With a proven reserve and efficient underwriting capacity, Niger insurance delivered a return higher than the cost of capital.
For the first nine months through September 2016, the Nigerian insurer recorded an underwriting profit of N1.41 billion, a sign of an efficient underwriting capacity.
The Nigerian insurer’s insurance CR of 66.50 percent, which is lower than the 100 percent threshold, means the company is profitable.
Niger insurance’s net total claims expenses increased by 41.88 percent to N2.09 billion in September 2016 as against N3.67 billion last year. Claims ratios increased to 51.02 percent in September 2016 compared with 43.86 percent recorded last year.
Insurance companies in Nigeria are operating in an adverse operating environment as rising unemployment, spiraling inflation, lower oil and a weak currency continues to hold back growth.
Consequently, insurers forced to soften their rates and adjustment risks in order to encourage some consumers grasping for breath as a result of economic downturn.
Insurance business is usually the most hit when there is economic recession,” said Mayowa Adeduro, managing director of Anchor Insurance Plc.
“This is because people don’t have so much money to spend in times like this, so you are compelled to bring down rates to accommodate reluctant consumers otherwise they may decide to go uninsured,” said Adeduro.
The aforementioned challenges are the reason insurance industry contributed less than 1 percent to an economy of $492.10 billion.
This compares with African countries like South Africa, Namibia and Kenya which have 15.4 per cent, 7.7 per cent, and 3.4 per cent respectively.

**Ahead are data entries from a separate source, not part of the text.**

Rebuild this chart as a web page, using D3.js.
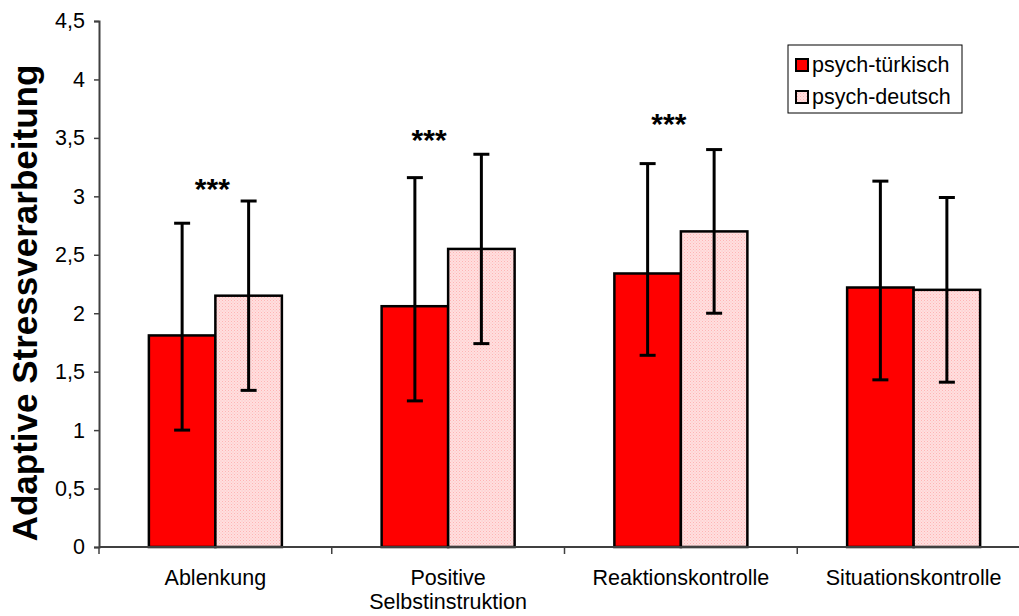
<!DOCTYPE html>
<html>
<head>
<meta charset="utf-8">
<script src="https://cdn.jsdelivr.net/npm/d3@7"></script>
<style>
  body { margin: 0; background: #ffffff; }
  text { font-family: "Liberation Sans", Arial, sans-serif; }
</style>
</head>
<body>
<svg id="chart" width="1019" height="616"></svg>
<script>
// Coping scores by strategy, two groups, with error bars
const categories = ["Ablenkung", "Positive\nSelbstinstruktion", "Reaktionskontrolle", "Situationskontrolle"];
const seriesNames = ["psych-türkisch", "psych-deutsch"];
const meansTuerkisch = [1.81, 2.06, 2.34, 2.22];
const meansDeutsch   = [2.15, 2.55, 2.70, 2.20];
const lowTuerkisch   = [1.00, 1.25, 1.64, 1.43];
const highTuerkisch  = [2.77, 3.16, 3.28, 3.13];
const lowDeutsch     = [1.34, 1.74, 2.00, 1.41];
const highDeutsch    = [2.96, 3.36, 3.40, 2.99];
const significance   = ["***", "***", "***", ""];
const significanceAt = [2.98, 3.40, 3.53, null];
const yTicks = [0, 0.5, 1, 1.5, 2, 2.5, 3, 3.5, 4, 4.5];
const yTickLabels = ["0", "0,5", "1", "1,5", "2", "2,5", "3", "3,5", "4", "4,5"];

const svg = d3.select("#chart");
const plotLeft = 99, plotRight = 1030, plotTop = 21, plotBottom = 547;
const labelSize = 21.5;

const defs = svg.append("defs");
const pat = defs.append("pattern")
  .attr("id", "dots").attr("patternUnits", "userSpaceOnUse")
  .attr("width", 3).attr("height", 3);
pat.append("rect").attr("width", 3).attr("height", 3).attr("fill", "#ffdfdf");
pat.append("rect").attr("x", 0).attr("y", 0).attr("width", 1).attr("height", 1).attr("fill", "#ffb4b4");
pat.append("rect").attr("x", 1.5).attr("y", 1.5).attr("width", 1).attr("height", 1).attr("fill", "#ffc2c2");

const x = d3.scaleBand().domain(categories).range([plotLeft, plotRight]).padding(0);
const y = d3.scaleLinear().domain([0, 4.5]).range([plotBottom, plotTop]);
const barW = 66.5;

const series = [
  { name: seriesNames[0], means: meansTuerkisch, lo: lowTuerkisch, hi: highTuerkisch, fill: "#ff0000", off: -barW },
  { name: seriesNames[1], means: meansDeutsch,   lo: lowDeutsch,   hi: highDeutsch,   fill: "url(#dots)", off: 0 }
];

const center = c => x(c) + x.bandwidth() / 2;

// bars
series.forEach(s => {
  svg.append("g").selectAll("rect").data(categories).join("rect")
    .attr("x", c => center(c) + s.off)
    .attr("y", (c, i) => y(s.means[i]))
    .attr("width", barW)
    .attr("height", (c, i) => y(0) - y(s.means[i]))
    .attr("fill", s.fill)
    .attr("stroke", "#000").attr("stroke-width", 2.5);
});

// error bars
series.forEach(s => {
  const g = svg.append("g").attr("stroke", "#000").attr("stroke-width", 3);
  categories.forEach((c, i) => {
    const cx = center(c) + s.off + barW / 2;
    g.append("line").attr("x1", cx).attr("x2", cx).attr("y1", y(s.lo[i])).attr("y2", y(s.hi[i]));
    [s.lo[i], s.hi[i]].forEach(v => {
      g.append("line").attr("x1", cx - 8).attr("x2", cx + 8).attr("y1", y(v)).attr("y2", y(v));
    });
  });
});

// significance markers (nudged slightly left of the group centre)
const sigNudge = [-3, -19, -12, 0];
svg.append("g").selectAll("text").data(categories.filter((c, i) => significance[i])).join("text")
  .attr("x", c => center(c) + sigNudge[categories.indexOf(c)])
  .attr("y", c => y(significanceAt[categories.indexOf(c)]))
  .attr("text-anchor", "middle")
  .attr("font-size", 30).attr("font-weight", "bold")
  .text(c => significance[categories.indexOf(c)]);

// y axis
const yAxis = d3.axisLeft(y).tickValues(yTicks).tickSize(5).tickPadding(9)
  .tickFormat((d, i) => yTickLabels[i]);
const gy = svg.append("g").attr("transform", `translate(${plotLeft},0)`).call(yAxis);
gy.select(".domain").attr("stroke", "#404040").attr("stroke-width", 2);
gy.selectAll(".tick line").attr("stroke", "#404040").attr("stroke-width", 1.5);
gy.selectAll(".tick text").attr("font-size", labelSize).attr("fill", "#000")
  .attr("font-family", "Liberation Sans, Arial, sans-serif");

// x axis
const gx = svg.append("g").attr("transform", `translate(0,${plotBottom})`);
gx.append("line").attr("x1", plotLeft).attr("x2", plotRight).attr("stroke", "#404040").attr("stroke-width", 2);
const bounds = d3.range(categories.length + 1).map(i => plotLeft + i * x.bandwidth());
gx.selectAll("line.tk").data(bounds).join("line").attr("class", "tk")
  .attr("x1", d => d).attr("x2", d => d).attr("y1", 0).attr("y2", 7)
  .attr("stroke", "#404040").attr("stroke-width", 1.5);
gx.selectAll("text.cat").data(categories).join("text").attr("class", "cat")
  .attr("text-anchor", "middle").attr("font-size", labelSize)
  .each(function (c) {
    const t = d3.select(this);
    c.split("\n").forEach((line, k) => {
      t.append("tspan").attr("x", center(c)).attr("y", 38 + k * 24).text(line);
    });
  });

// y title
svg.append("text")
  .attr("transform", `translate(37,303) rotate(-90)`)
  .attr("text-anchor", "middle").attr("font-size", 35).attr("font-weight", "bold")
  .text("Adaptive Stressverarbeitung");

// legend
const lg = svg.append("g").attr("transform", "translate(788,45)");
lg.append("rect").attr("width", 174).attr("height", 68).attr("fill", "#fff")
  .attr("stroke", "#000").attr("stroke-width", 1);
series.forEach((s, i) => {
  lg.append("rect").attr("x", 8).attr("y", 14 + i * 32).attr("width", 12).attr("height", 12)
    .attr("fill", s.fill).attr("stroke", "#000").attr("stroke-width", 2);
  lg.append("text").attr("x", 24).attr("y", 27 + i * 32).attr("font-size", labelSize).text(s.name);
});
</script>
</body>
</html>
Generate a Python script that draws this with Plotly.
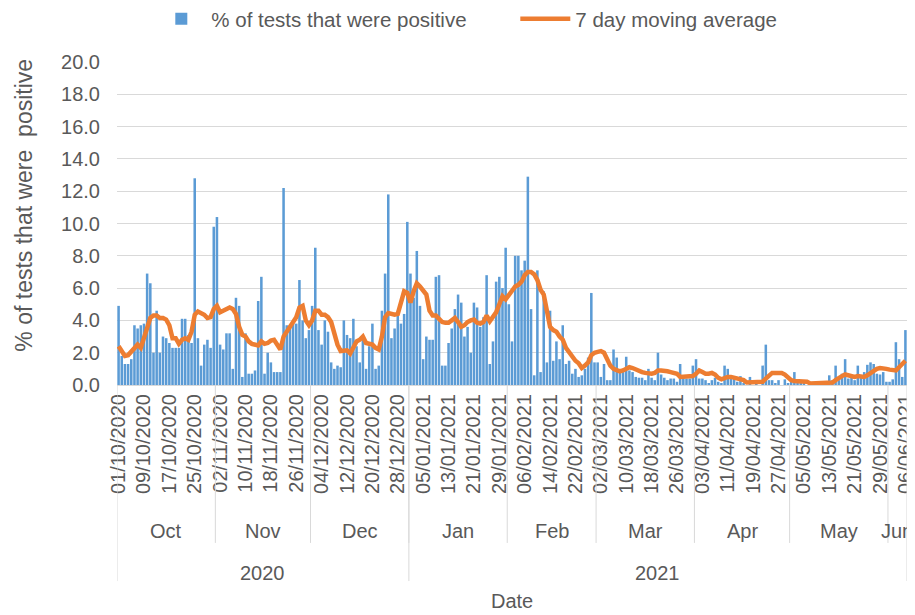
import pandas as pd
import plotly.graph_objects as go

# ---- data -------------------------------------------------------------
start_date = "2020-10-01"
end_date = "2021-06-06"
dates = pd.date_range(start_date, end_date, freq="D")
date_labels = [d.strftime("%d/%m/%Y") for d in dates]
month_names = ["Oct", "Nov", "Dec", "Jan", "Feb", "Mar", "Apr", "May", "Jun"]
year_names = ["2020", "2021"]
tick_every = 8

pct_positive = [
    4.9, 1.8, 1.3, 1.3, 1.6, 3.7, 3.5, 3.7, 3.8, 6.9,
    6.3, 2.0, 4.6, 2.0, 3.0, 2.9, 2.6, 2.3, 2.3, 2.3,
    4.1, 4.1, 3.1, 2.6, 12.8, 2.9, 1.2, 2.5, 2.8, 2.3,
    9.8, 10.4, 2.5, 2.2, 3.2, 3.2, 1.0, 5.4, 4.9, 0.5,
    3.2, 0.7, 0.7, 0.9, 5.2, 6.7, 0.7, 2.0, 1.4, 0.8,
    0.8, 0.8, 12.2, 3.7, 3.7, 3.8, 3.8, 6.5, 4.0, 2.9,
    3.4, 4.9, 8.5, 3.4, 2.5, 4.0, 3.3, 1.4, 1.0, 1.2,
    1.1, 4.0, 3.1, 2.9, 4.1, 2.4, 1.4, 2.9, 1.0, 2.4,
    3.8, 1.0, 1.2, 4.6, 6.9, 11.8, 2.9, 3.5, 4.6, 3.8,
    4.4, 10.1, 6.9, 5.4, 8.3, 4.9, 1.6, 3.0, 2.8, 2.8,
    6.7, 6.8, 1.2, 1.2, 2.6, 3.5, 4.7, 5.6, 5.1, 3.0,
    3.6, 2.0, 5.1, 4.8, 3.6, 4.2, 6.8, 1.3, 2.7, 6.4,
    6.7, 6.0, 8.5, 5.0, 2.7, 8.0, 8.0, 7.1, 7.7, 12.9,
    4.7, 0.6, 7.1, 0.8, 5.8, 1.4, 4.6, 1.5, 2.7, 1.6,
    3.7, 1.3, 1.5, 0.7, 1.0, 0.5, 0.6, 1.0, 1.7, 5.7,
    1.4, 1.4, 0.5, 1.3, 0.3, 0.3, 2.2, 1.7, 0.8, 0.8,
    1.75, 0.9, 0.8, 0.5, 0.45, 0.45, 0.3, 1.0, 0.45, 0.3,
    2.0, 0.65, 0.45, 0.3, 0.4, 0.4, 0.2, 1.3, 0.55, 0.4,
    0.4, 1.2, 1.6, 0.4, 0.4, 0.3, 0.1, 0.3, 0.45, 0.2,
    0.1, 1.2, 1.0, 0.5, 0.4, 0.2, 0.55, 0.1, 0.0, 0.5,
    0.0, 0.1, 0.0, 1.2, 2.5, 0.3, 0.3, 0.1, 0.3, 0.0,
    0.35, 0.1, 0.2, 0.8, 0.35, 0.1, 0.1, 0.0, 0.0, 0.1,
    0.0, 0.1, 0.0, 0.1, 0.6, 0.3, 1.2, 0.3, 0.7, 1.6,
    0.4, 0.5, 0.3, 1.2, 0.6, 0.8, 1.25, 1.4, 1.3, 0.7,
    0.65, 0.8, 0.2, 0.2, 0.35, 2.65, 1.6, 0.5, 3.4,
]

moving_avg = [
    2.4, 2.15, 1.8, 1.85, 2.05, 2.25, 2.5, 2.3, 2.9, 3.7,
    4.15, 4.3, 4.3, 4.15, 4.15, 4.05, 3.7, 2.9, 2.9, 2.55,
    2.8, 2.9, 2.8, 3.3, 4.35, 4.55, 4.45, 4.35, 4.15, 4.2,
    4.7, 4.9, 4.5, 4.6, 4.7, 4.8, 4.7, 4.4, 3.6, 3.1,
    3.0, 2.7, 2.55, 2.5, 2.45, 2.7, 2.55, 2.6, 2.75, 2.8,
    2.5, 2.2, 3.0, 3.3, 3.6, 3.8, 4.2, 4.8, 4.9, 4.0,
    3.7, 4.0, 4.6, 4.6, 4.35, 4.35, 4.2, 3.9, 3.2, 2.5,
    2.1, 2.1, 2.15, 1.95, 2.4, 2.7, 2.8, 3.0, 2.6, 2.55,
    2.5, 2.3, 2.2, 3.0, 4.2, 4.45, 4.4, 4.35, 4.4, 5.2,
    5.8, 5.7, 5.1, 5.8, 6.3, 6.1, 5.9, 5.6, 4.6, 4.3,
    4.3, 4.1, 3.9, 3.85, 3.85, 4.0, 4.15, 3.9, 3.6, 3.7,
    3.9, 4.0, 4.05, 3.85, 3.8, 3.9, 4.3, 3.95, 4.2, 4.5,
    5.0, 5.5, 5.3, 5.6, 5.9, 6.1, 6.2, 6.4, 6.8, 7.0,
    7.0, 6.85, 6.5, 5.9, 5.6, 4.6, 3.6, 3.4, 3.3, 3.0,
    2.8, 2.3, 2.0, 1.8, 1.5, 1.35, 1.05, 1.2, 1.4, 1.85,
    2.0, 2.05, 2.1, 2.0, 1.6, 1.2, 1.0, 0.95, 0.85, 0.9,
    1.0, 1.1, 1.05, 0.95, 0.9, 0.8, 0.75, 0.7, 0.7, 0.75,
    0.9, 0.9, 0.9, 0.85, 0.8, 0.75, 0.7, 0.5, 0.5, 0.55,
    0.5, 0.55, 0.7, 0.9, 0.8, 0.7, 0.7, 0.75, 0.65, 0.45,
    0.35, 0.45, 0.5, 0.5, 0.45, 0.4, 0.35, 0.3, 0.15, 0.15,
    0.15, 0.15, 0.15, 0.2, 0.4, 0.6, 0.75, 0.75, 0.75, 0.75,
    0.65, 0.45, 0.3, 0.25, 0.25, 0.25, 0.25, 0.2, 0.1, 0.1,
    0.1, 0.1, 0.1, 0.1, 0.1, 0.15, 0.3, 0.45, 0.55, 0.65,
    0.6, 0.55, 0.5, 0.55, 0.55, 0.5, 0.6, 0.75, 0.85, 1.0,
    1.05, 1.05, 1.0, 0.95, 0.9, 0.9, 1.1, 1.3, 1.5,
]

# ---- styles -----------------------------------------------------------
FONT = "Liberation Sans, Arial, sans-serif"
TXT = "#595959"
GRID = "#d9d9d9"
BAR_C = "#5B9BD5"
LINE_C = "#ED7D31"

fig = go.Figure()
fig.add_trace(go.Bar(x=date_labels, y=pct_positive, name="% of tests that were positive",
                     marker=dict(color=BAR_C, line=dict(width=0))))
fig.add_trace(go.Scatter(x=date_labels, y=moving_avg, name="7 day moving average",
                         mode="lines", line=dict(color=LINE_C, width=4.5)))

# month / year groups (multi-level category axis)
ym = [(d.year, d.month) for d in dates]
groups = []
for i, key in enumerate(ym):
    if not groups or groups[-1][0] != key:
        groups.append([key, i, i])
    else:
        groups[-1][2] = i
years = []
for i, d in enumerate(dates):
    if not years or years[-1][0] != d.year:
        years.append([d.year, i, i])
    else:
        years[-1][2] = i

annotations = []
shapes = []
for (key, a, b), name in zip(groups, month_names):
    annotations.append(dict(x=(a + b) / 2, y=-0.452, xref="x", yref="paper", text=name,
                            showarrow=False, font=dict(size=20, color=TXT, family=FONT),
                            xanchor="center", yanchor="middle"))
    if a > 0:
        shapes.append(dict(type="line", xref="x", yref="paper", x0=a - 0.5, x1=a - 0.5,
                           y0=0, y1=-0.489, line=dict(color=GRID, width=1)))
for (yr, a, b), name in zip(years, year_names):
    annotations.append(dict(x=(a + b) / 2, y=-0.582, xref="x", yref="paper", text=name,
                            showarrow=False, font=dict(size=20, color=TXT, family=FONT),
                            xanchor="center", yanchor="middle"))
    shapes.append(dict(type="line", xref="x", yref="paper", x0=a - 0.5, x1=a - 0.5,
                       y0=0, y1=-0.607, line=dict(color=GRID, width=1)))
shapes.append(dict(type="line", xref="x", yref="paper", x0=len(dates) - 0.5, x1=len(dates) - 0.5,
                   y0=0, y1=-0.607, line=dict(color=GRID, width=1)))

annotations.append(dict(x=0.5, y=-0.669, xref="paper", yref="paper", text="Date",
                        showarrow=False, font=dict(size=20, color=TXT, family=FONT),
                        xanchor="center", yanchor="middle"))
annotations.append(dict(x=-0.117, y=0.557, xref="paper", yref="paper",
                        text="% of tests that were\u00a0 positive", textangle=-90,
                        showarrow=False, font=dict(size=23, color=TXT, family=FONT),
                        xanchor="center", yanchor="middle"))

tickvals = date_labels[::tick_every]

# the page body has an 8px margin, so the figure is drawn 8px smaller
fig.update_layout(
    width=907, height=607,
    margin=dict(l=109, r=8, t=54, b=230, autoexpand=False),
    paper_bgcolor="white", plot_bgcolor="white",
    font=dict(family=FONT, color=TXT),
    bargap=0.2,
    showlegend=True,
    legend=dict(orientation="h", xref="container", yref="container",
                x=0.158, xanchor="left", y=0.982, yanchor="middle",
                font=dict(size=20.5, color=TXT, family=FONT), itemwidth=50,
                entrywidth=299, entrywidthmode="pixels"),
    xaxis=dict(type="category", tickmode="array", tickvals=tickvals, ticktext=tickvals,
               tickangle=-90, tickfont=dict(size=20, color=TXT, family=FONT),
               showgrid=False, showline=True, linecolor=GRID, linewidth=1,
               ticks="", range=[-0.5, len(dates) - 0.5], automargin=False),
    yaxis=dict(range=[0, 20], dtick=2, tickformat=".1f", showgrid=True, gridcolor=GRID,
               gridwidth=1, zeroline=False, showline=False, automargin=False,
               tickfont=dict(size=20, color=TXT, family=FONT), ticklabelstandoff=16),
    annotations=annotations,
    shapes=shapes,
)

fig.write_html("out.html")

Policy holders in Nigeria are pressing for more claims as a lot of them have lost their jobs as a result of the cash strapped economy
Nigeria economy contracted by -2.10 percent in the third quarter of 2016 on the back of lower oil price and a severe dollar shortage, according to data from the National Bureau of Statistics (NBS).The IMF forecasts the GDP will shrink by -1.80 percent by 2016, the worst recession in 25 years.